Errors. We’ve all made them. We’ve all benefited from them. You have probably heard coaches say, “Whoever makes the fewest mistakes wins.” Or even after a loss, “We just made more mistakes out there than they did.” What you have probably never heard anyone say is, “lets talk about the best way to make errors.” So let us be the first!
Obviously, we want to avoid making errors as much as possible. Many of our articles are devoted to helping you develop the skills to minimize them. But, chances are you’ll make mistakes sometimes, so let’s talk about how you can keep your focus after you’ve made an error.
While there are exceptions, most errors (by themselves) are not the difference in a ballgame. What is more costly, however, is when you compound errors, follow up an error with another, or lose your confidence. There was a great example of all three of these things in the deciding game of the 2016 College World Series. In a tight game, University of Arizona’s second baseman followed up a bobbled ground ball by throwing the ball away on an unnecessary throw during a critical moment in the game. This alone did not lose the game for the Wildcats, and the response from teammates to rally around the second baseman led to him being a key part in a comeback that fell just short. But enough with the storytelling.
Here are some steps you can take to avoid the more costly consequences of errors while keeping your focus where it belongs, on the next play.
Step 1. Finish the play with intelligence. Don’t compound the error by turning one error into two. For example, if you boot a ball, don’t follow it up by grabbing the ball and making a rushed throw that could result in another error on the same play like we see in this Think the Game article.
Step 2. Once the play is over, take about 2 seconds to get rid of your frustration. Go ahead, be mad or disappointed. You might plan to have something that you always say to yourself (not out loud) when you make a mistake. Get your mind to turn the page and focus on the next play. Whatever you do should not create a big scene or draw any attention. You want to be a player who can handle adversity, even when you create it yourself.

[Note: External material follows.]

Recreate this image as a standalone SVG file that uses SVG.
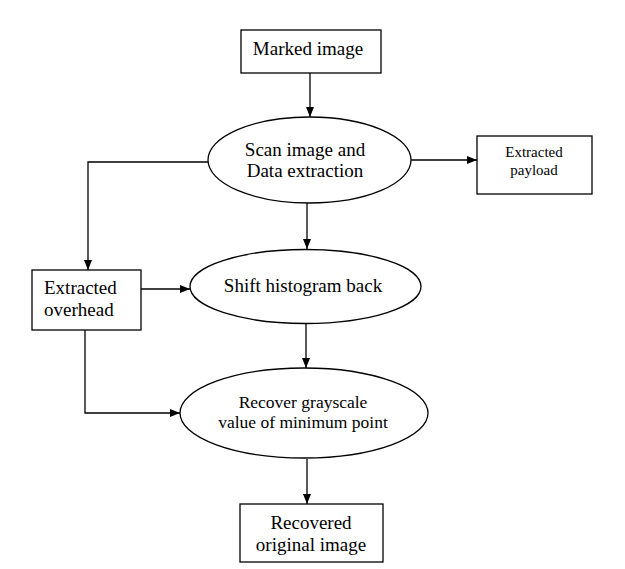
<svg xmlns="http://www.w3.org/2000/svg" width="625" height="569" viewBox="0 0 625 569">
<defs>
<marker id="arr" viewBox="0 0 10 8" refX="10" refY="4" markerWidth="10" markerHeight="8" markerUnits="userSpaceOnUse" orient="auto">
<path d="M0,0 L10,4 L0,8 Z" fill="#000"/>
</marker>
<style>
.shape{fill:#fff;stroke:#000;stroke-width:1.3}
.t{font-family:"Liberation Serif","Times New Roman",serif;font-size:19px;fill:#000;text-anchor:middle}
.s{font-size:15px}
.m{font-size:17.5px}
.l{text-anchor:start}
.c{fill:none;stroke:#000;stroke-width:1.3;marker-end:url(#arr)}
</style>
</defs>
<rect width="625" height="569" fill="#fff"/>
<g id="connectors">
<path class="c" d="M310,73 V117"/>
<path class="c" d="M411,160 H477"/>
<path class="c" d="M208,162 H88 V270"/>
<path class="c" d="M307,203 V249"/>
<path class="c" d="M141,289 H190"/>
<path class="c" d="M306,324 V368"/>
<path class="c" d="M85,330 V413 H180"/>
<path class="c" d="M307,459 V504"/>
</g>
<g id="marked-image">
<rect class="shape" x="241" y="30" width="140" height="43"/>
<text class="t" x="308" y="55">Marked image</text>
</g>
<g id="scan-extraction">
<ellipse class="shape" cx="309.5" cy="160" rx="101.5" ry="43"/>
<text class="t" x="305" y="156">Scan image and</text>
<text class="t" x="305" y="177">Data extraction</text>
</g>
<g id="extracted-payload">
<rect class="shape" x="477" y="136" width="115" height="58"/>
<text class="t s" x="534" y="157">Extracted</text>
<text class="t s" x="534" y="175">payload</text>
</g>
<g id="extracted-overhead">
<rect class="shape" x="32" y="270" width="109" height="60"/>
<text class="t l" x="44" y="294">Extracted</text>
<text class="t l" x="44" y="316">overhead</text>
</g>
<g id="shift-histogram">
<ellipse class="shape" cx="305.5" cy="286.5" rx="115.5" ry="37"/>
<text class="t" x="303" y="292">Shift histogram back</text>
</g>
<g id="recover-grayscale">
<ellipse class="shape" cx="304" cy="413" rx="124" ry="45"/>
<text class="t m" x="303" y="408">Recover grayscale</text>
<text class="t m" x="303" y="428">value of minimum point</text>
</g>
<g id="recovered-image">
<rect class="shape" x="240" y="504" width="143" height="58"/>
<text class="t" x="311" y="529">Recovered</text>
<text class="t" x="311" y="551">original image</text>
</g>
</svg>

Step 3. Expect and want the next ball. Treat it as an opportunity to redeem yourself, not as an opportunity to make another mistake. The ball has a tendency to find players who don’t want it. Stay confident—every player makes errors, but only the best are able to isolate them and move on quickly.
Step 4. Anticipate the next play before it happens. Think through what you will do if the ball is hit to you, before it is hit to you. Pre-pitch preparation should always include a quick review of the conditions and situation (field conditions, speed of runner, outs, score, etc.).
Step 5. Learn from your mistake so you don’t repeat it. When you get back in the dugout, think about what you could have done differently. Picture what happened. Where did the play break down? What would it look like if you made the play? Trust yourself to make the play correctly the next time.
Step 6. Stay confident! This is the best way you can keep your focus after an error. Major leaguers make errors and they still know they are the best on the field. The plays get more important as the game goes on. Don’t let any error distract you or keep you from doing your best. Stay focused, stay confident, and make the next play!